Our rental house on Oahu's famed North Shore was near Chun's Reef, which Surfline reported was 2-3' on Sunday morning. As I've griped before, Surfline's given some crappy info in the past, but that report was so far off that I now suspect the Surfline folks inhabit some parallel universe with an alternate reality disconnected from that of our known Earth. On their North Shore, the surf was 2-3'; on the North Shore in my reality, it was 2-3' overhead. At first I thought maybe they were reporting in Hawaiian surf heights, which are about half actual, but the report also said knee-waist high. I've seen some Hawaiians who are much wider than average, but none who are twice as tall, so the report was just totally bogus.
I know my limitations, and the real surf exceeded them. After being spun ass-over-teakettle by a powerful overhead wave I couldn't duck-dive the day before, I didn't want to put myself in the way of even bigger monsters, and I couldn't go searching the coast for a better spot. So I kicked back on the beach with S and his parents, a couple bottles of wine and a good book. After baking for a bit in the hot sun, S suggested a dip in the ocean to cool off. While I was picking up wine and snacks at the grocery store in Haleiwa, he'd been on the beach for an hour and had been in the water already, so I just followed him in, leaving my common sense on the shore and failing to check out the sea scene as I normally would before entering the water to surf. We were both a little drunk, and the bottom dropped off to deep water near shore. After a minute S pointed out that we were very far from the beach - we'd been sucked out by a rip current and were still moving away at a good clip. A little voice in my head calmly said, Swim parallel to shore to escape a rip current. I turned left toward the only surfer in sight, figuring at least he had a floatation device and might help if we really got in trouble. But after swimming for several minutes and starting to tire in the choppy water, we still seemed to be going nowhere, and S suggested reversing course because earlier he had noticed other surfers drifting rightward. So not only had we been fighting to swim against the rip, we'd been going against a sideshore current too. To make matters worse, my arms were already fatigued from all the paddling that morning and the day before. And I was wearing boardshorts that extended below my knees, board crop pants really, which made swimming more difficult; I was contemplating whether it might not be better to take them off. We swam on, and after what felt like ages, with the subtle fear of drowning knawing on the edges of my mind, we finally broke free of the currents and gasped onto dry land. Looking back at the ocean, I could clearly see the current, angling outwards and down the coast toward town. Stupid, stupid me.

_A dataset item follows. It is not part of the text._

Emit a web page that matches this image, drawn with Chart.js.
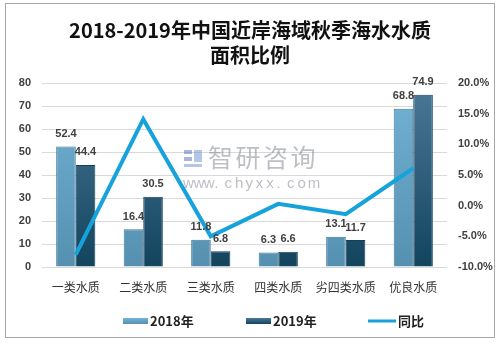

Later S and I walked east to another break, perhaps Leftovers, where there were some pro surfers showing their stuff on waves that sounded from the beach like a roaring freight train. At least I'm guessing they were pros, since they were very very good, and there was a guy on the beach training a fancy camera on the action. We sat on a rock and watched them for a while. It looked like they were having a blast, and I hope one day to be a tenth as good as that.